In the material below, find each line holding the string "this" and copy it.

--- START OF SUPPLIED INFORMATION ---

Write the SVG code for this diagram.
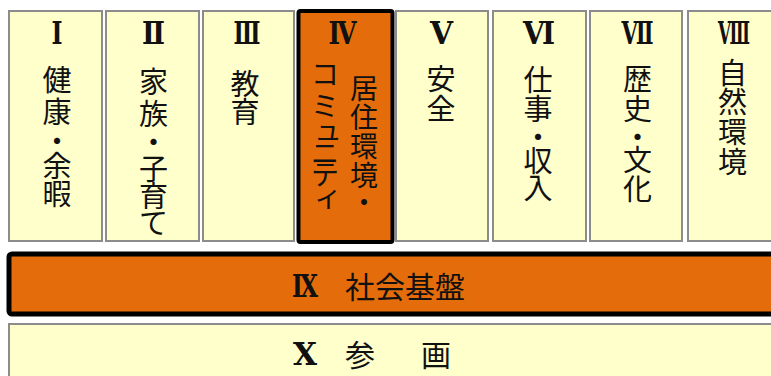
<svg xmlns="http://www.w3.org/2000/svg" width="771" height="376" viewBox="0 0 771 376">
<style>
.box{fill:#FFFFCC;stroke:#8C8C8C;stroke-width:2}
.hot{fill:#E46C0A;stroke:#000;stroke-width:4}
.num{font-family:"DejaVu Serif","Liberation Serif",serif;font-weight:bold;font-size:32px;fill:#111;text-anchor:middle}
.jp{font-family:"Noto Sans CJK JP","Noto Sans CJK SC",sans-serif;font-size:29px;fill:#111;text-anchor:middle}
.jp28{font-size:28px}
</style>
<rect x="0" y="0" width="771" height="376" fill="#FFFFFF"/>
<g id="node-1">
<rect class="box" x="9" y="11" width="93" height="230"/>
<text class="num" x="57" y="44" textLength="11" lengthAdjust="spacingAndGlyphs">Ⅰ</text>
<text class="jp"><tspan x="57" y="91">健</tspan><tspan x="57" y="123">康</tspan><tspan x="57" y="152">・</tspan><tspan x="57" y="177">余</tspan><tspan x="57" y="205">暇</tspan></text>
</g>
<g id="node-2">
<rect class="box" x="106" y="11" width="93" height="230"/>
<text class="num" x="153.5" y="44" textLength="23" lengthAdjust="spacingAndGlyphs">Ⅱ</text>
<text class="jp"><tspan x="153.5" y="93">家</tspan><tspan x="153.5" y="125">族</tspan><tspan x="153.5" y="153">・</tspan><tspan x="153.5" y="180">子</tspan><tspan x="153.5" y="207">育</tspan><tspan x="153.5" y="234">て</tspan></text>
</g>
<g id="node-3">
<rect class="box" x="203" y="11" width="91" height="230"/>
<text class="num" x="247" y="44" textLength="27" lengthAdjust="spacingAndGlyphs">Ⅲ</text>
<text class="jp"><tspan x="245" y="95">教</tspan><tspan x="245" y="123">育</tspan></text>
</g>
<g id="node-4">
<rect class="hot" x="298.5" y="11" width="94" height="231" rx="2"/>
<text class="num" x="342.5" y="44" textLength="28" lengthAdjust="spacingAndGlyphs">Ⅳ</text>
<text class="jp jp28"><tspan x="364" y="99">居</tspan><tspan x="364" y="128">住</tspan><tspan x="364" y="157">環</tspan><tspan x="364" y="186">境</tspan><tspan x="364" y="213">・</tspan></text>
<text class="jp jp28"><tspan x="325" y="85">コ</tspan><tspan x="325" y="117">ミ</tspan><tspan x="328" y="140">ュ</tspan><tspan x="325" y="164">ニ</tspan><tspan x="325" y="185">テ</tspan><tspan x="328" y="207">ィ</tspan></text>
</g>
<g id="node-5">
<rect class="box" x="396" y="11" width="92" height="230"/>
<text class="num" x="441.5" y="44" textLength="23" lengthAdjust="spacingAndGlyphs">Ⅴ</text>
<text class="jp"><tspan x="441" y="90">安</tspan><tspan x="441" y="120">全</tspan></text>
</g>
<g id="node-6">
<rect class="box" x="493" y="11" width="93" height="230"/>
<text class="num" x="539" y="44" textLength="32" lengthAdjust="spacingAndGlyphs">Ⅵ</text>
<text class="jp"><tspan x="538" y="91">仕</tspan><tspan x="538" y="120">事</tspan><tspan x="538" y="148">・</tspan><tspan x="538" y="172">収</tspan><tspan x="538" y="199">入</tspan></text>
</g>
<g id="node-7">
<rect class="box" x="590" y="11" width="92" height="230"/>
<text class="num" x="637.5" y="44" textLength="32" lengthAdjust="spacingAndGlyphs">Ⅶ</text>
<text class="jp"><tspan x="637.5" y="90">歴</tspan><tspan x="637.5" y="120">史</tspan><tspan x="637.5" y="148">・</tspan><tspan x="637.5" y="171">文</tspan><tspan x="637.5" y="200">化</tspan></text>
</g>
<g id="node-8">
<rect class="box" x="688" y="11" width="92" height="230"/>
<text class="num" x="734" y="44" textLength="32" lengthAdjust="spacingAndGlyphs">Ⅷ</text>
<text class="jp"><tspan x="732.5" y="84">自</tspan><tspan x="732.5" y="113">然</tspan><tspan x="732.5" y="143">環</tspan><tspan x="732.5" y="173">境</tspan></text>
</g>
<g id="node-9">
<rect x="9" y="254" width="790" height="60" rx="3" fill="#E46C0A" stroke="#000" stroke-width="5"/>
<text class="jp" style="font-size:30px;text-anchor:start"><tspan class="num" style="text-anchor:start" x="292" y="297" textLength="26" lengthAdjust="spacingAndGlyphs">Ⅸ</tspan><tspan x="345" y="297.5">社会基盤</tspan></text>
</g>
<g id="node-10">
<rect class="box" x="9" y="324" width="790" height="70"/>
<text class="jp" style="font-size:30px;text-anchor:start"><tspan class="num" style="text-anchor:start" x="293" y="365" textLength="24" lengthAdjust="spacingAndGlyphs">Ⅹ</tspan><tspan x="345" y="365.5">参</tspan><tspan x="421" y="365.5">画</tspan></text>
</g>
<g id="connectors"></g>
</svg>
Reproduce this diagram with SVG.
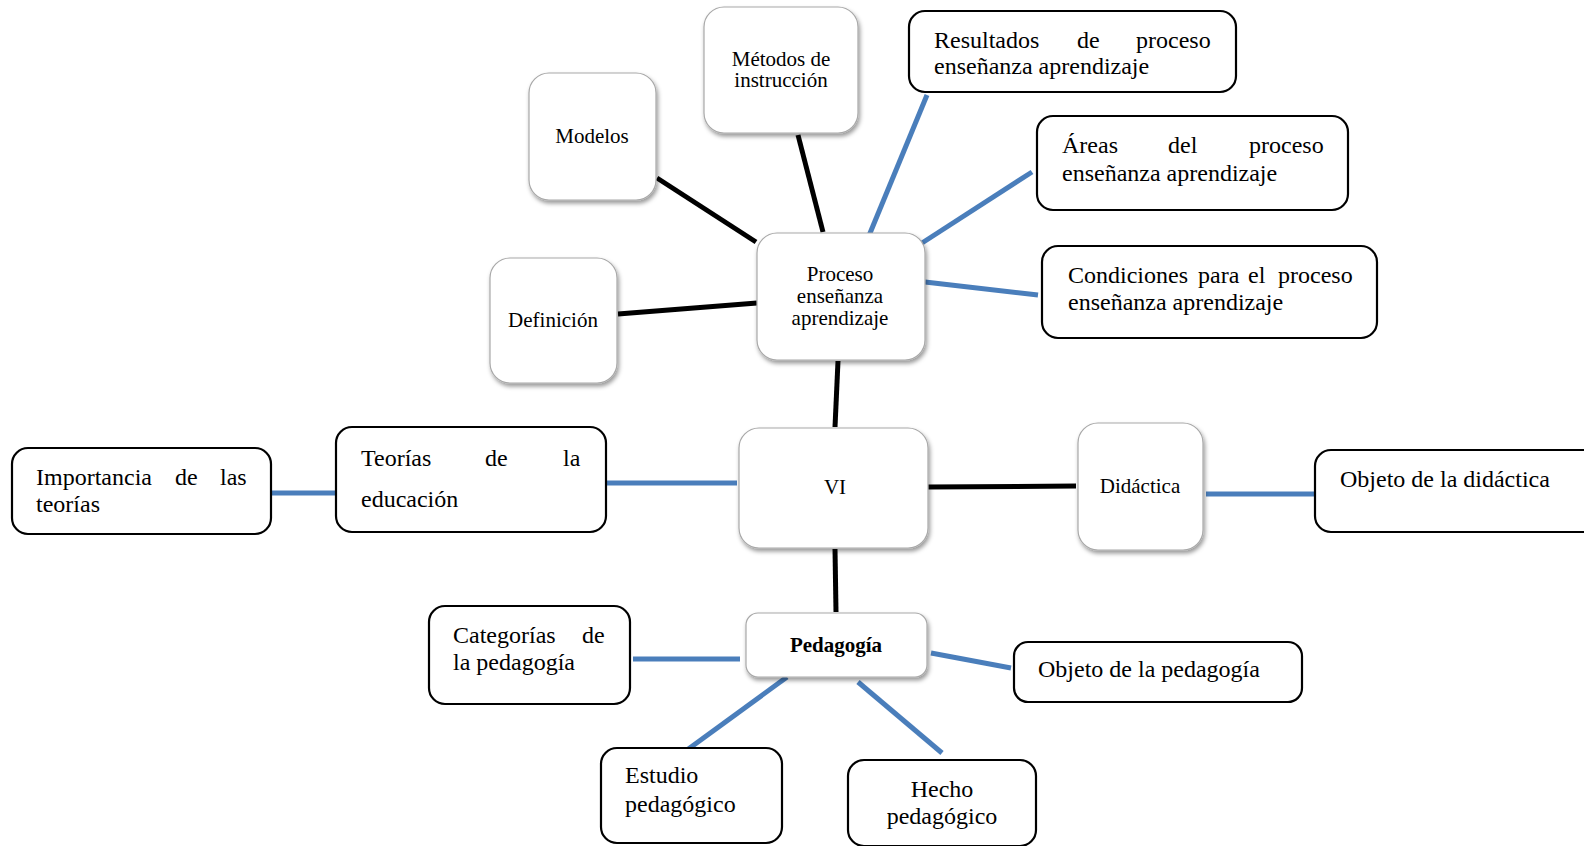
<svg xmlns="http://www.w3.org/2000/svg" width="1584" height="846" viewBox="0 0 1584 846">
<defs>
<filter id="sh" x="-20%" y="-20%" width="140%" height="150%">
<feDropShadow dx="1.5" dy="3" stdDeviation="2" flood-color="#000" flood-opacity="0.4"/>
</filter>
</defs>
<style>
.sb{fill:#fff;stroke:#a8a8a8;stroke-width:1.2;filter:url(#sh)}
.bb{fill:#fff;stroke:#000;stroke-width:2.2}
.k{stroke:#000;stroke-width:5;fill:none}
.b{stroke:#4A7EBB;stroke-width:5;fill:none}
.t21{font-family:"Liberation Serif","Times New Roman",serif;font-size:21px;fill:#000}
.t24{font-family:"Liberation Serif","Times New Roman",serif;font-size:24px;fill:#000}
.c{text-anchor:middle}
.bold{font-weight:bold}
</style>
<rect width="1584" height="846" fill="#fff"/>
<g id="connectors">
<line class="k" x1="657" y1="178" x2="756" y2="242"/>
<line class="k" x1="798" y1="135" x2="823" y2="232"/>
<line class="k" x1="618" y1="314" x2="757" y2="303"/>
<line class="k" x1="838" y1="361" x2="835" y2="427"/>
<line class="k" x1="835" y1="549" x2="836" y2="612"/>
<line class="k" x1="928" y1="487" x2="1076" y2="486"/>
<line class="b" x1="927" y1="95" x2="868" y2="238"/>
<line class="b" x1="1032" y1="172" x2="922" y2="243"/>
<line class="b" x1="925" y1="282" x2="1038" y2="295"/>
<line class="b" x1="271" y1="493" x2="337" y2="493"/>
<line class="b" x1="606" y1="483" x2="737" y2="483"/>
<line class="b" x1="1206" y1="494" x2="1315" y2="494"/>
<line class="b" x1="633" y1="659" x2="740" y2="659"/>
<line class="b" x1="931" y1="653" x2="1011" y2="668"/>
<line class="b" x1="787" y1="677" x2="687" y2="750"/>
<line class="b" x1="858" y1="682" x2="942" y2="753"/>
</g>
<g id="metodos">
<rect class="sb" x="704" y="7" width="154" height="126" rx="20"/>
<text class="t21 c" x="781" y="66">Métodos de</text>
<text class="t21 c" x="781" y="87">instrucción</text>
</g>
<g id="modelos">
<rect class="sb" x="529" y="73" width="127" height="127" rx="20"/>
<text class="t21 c" x="592" y="143">Modelos</text>
</g>
<g id="definicion">
<rect class="sb" x="490" y="258" width="127" height="125" rx="20"/>
<text class="t21 c" x="553" y="327">Definición</text>
</g>
<g id="proceso">
<rect class="sb" x="757" y="233" width="168" height="127" rx="20"/>
<text class="t21 c" x="840" y="281">Proceso</text>
<text class="t21 c" x="840" y="303">enseñanza</text>
<text class="t21 c" x="840" y="325">aprendizaje</text>
</g>
<g id="vi">
<rect class="sb" x="739" y="428" width="189" height="120" rx="20"/>
<text class="t21 c" x="835" y="494">VI</text>
</g>
<g id="didactica">
<rect class="sb" x="1078" y="423" width="125" height="127" rx="20"/>
<text class="t21 c" x="1140" y="493">Didáctica</text>
</g>
<g id="pedagogia">
<rect class="sb" x="746" y="613" width="181" height="64" rx="12"/>
<text class="t21 c bold" x="836" y="652">Pedagogía</text>
</g>
<g id="resultados">
<rect class="bb" x="909" y="11" width="327" height="81" rx="16"/>
<text class="t24" y="48"><tspan x="934">Resultados</tspan><tspan x="1077">de</tspan><tspan x="1136">proceso</tspan></text>
<text class="t24" x="934" y="74">enseñanza aprendizaje</text>
</g>
<g id="areas">
<rect class="bb" x="1037" y="116" width="311" height="94" rx="16"/>
<text class="t24" y="153"><tspan x="1062">Áreas</tspan><tspan x="1168">del</tspan><tspan x="1249">proceso</tspan></text>
<text class="t24" x="1062" y="181">enseñanza aprendizaje</text>
</g>
<g id="condiciones">
<rect class="bb" x="1042" y="246" width="335" height="92" rx="16"/>
<text class="t24" y="283"><tspan x="1068">Condiciones</tspan><tspan x="1198">para</tspan><tspan x="1248">el</tspan><tspan x="1278">proceso</tspan></text>
<text class="t24" x="1068" y="310">enseñanza aprendizaje</text>
</g>
<g id="importancia">
<rect class="bb" x="12" y="448" width="259" height="86" rx="16"/>
<text class="t24" y="485"><tspan x="36">Importancia</tspan><tspan x="175">de</tspan><tspan x="220">las</tspan></text>
<text class="t24" x="36" y="512">teorías</text>
</g>
<g id="teorias">
<rect class="bb" x="336" y="427" width="270" height="105" rx="16"/>
<text class="t24" y="466"><tspan x="361">Teorías</tspan><tspan x="485">de</tspan><tspan x="563">la</tspan></text>
<text class="t24" x="361" y="507">educación</text>
</g>
<g id="objeto-didactica">
<rect class="bb" x="1315" y="450" width="300" height="82" rx="16"/>
<text class="t24" x="1340" y="487">Objeto de la didáctica</text>
</g>
<g id="categorias">
<rect class="bb" x="429" y="606" width="201" height="98" rx="16"/>
<text class="t24" y="643"><tspan x="453">Categorías</tspan><tspan x="582">de</tspan></text>
<text class="t24" x="453" y="670">la pedagogía</text>
</g>
<g id="objeto-pedagogia">
<rect class="bb" x="1014" y="642" width="288" height="60" rx="14"/>
<text class="t24" x="1038" y="677">Objeto de la pedagogía</text>
</g>
<g id="estudio">
<rect class="bb" x="601" y="748" width="181" height="95" rx="16"/>
<text class="t24" x="625" y="783">Estudio</text>
<text class="t24" x="625" y="812">pedagógico</text>
</g>
<g id="hecho">
<rect class="bb" x="848" y="760" width="188" height="86" rx="16"/>
<text class="t24 c" x="942" y="797">Hecho</text>
<text class="t24 c" x="942" y="824">pedagógico</text>
</g>
</svg>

--- END OF SUPPLIED INFORMATION ---

EXERCISE OUTPUT>
Write the SVG code for this diagram.
Reproduce this diagram with SVG.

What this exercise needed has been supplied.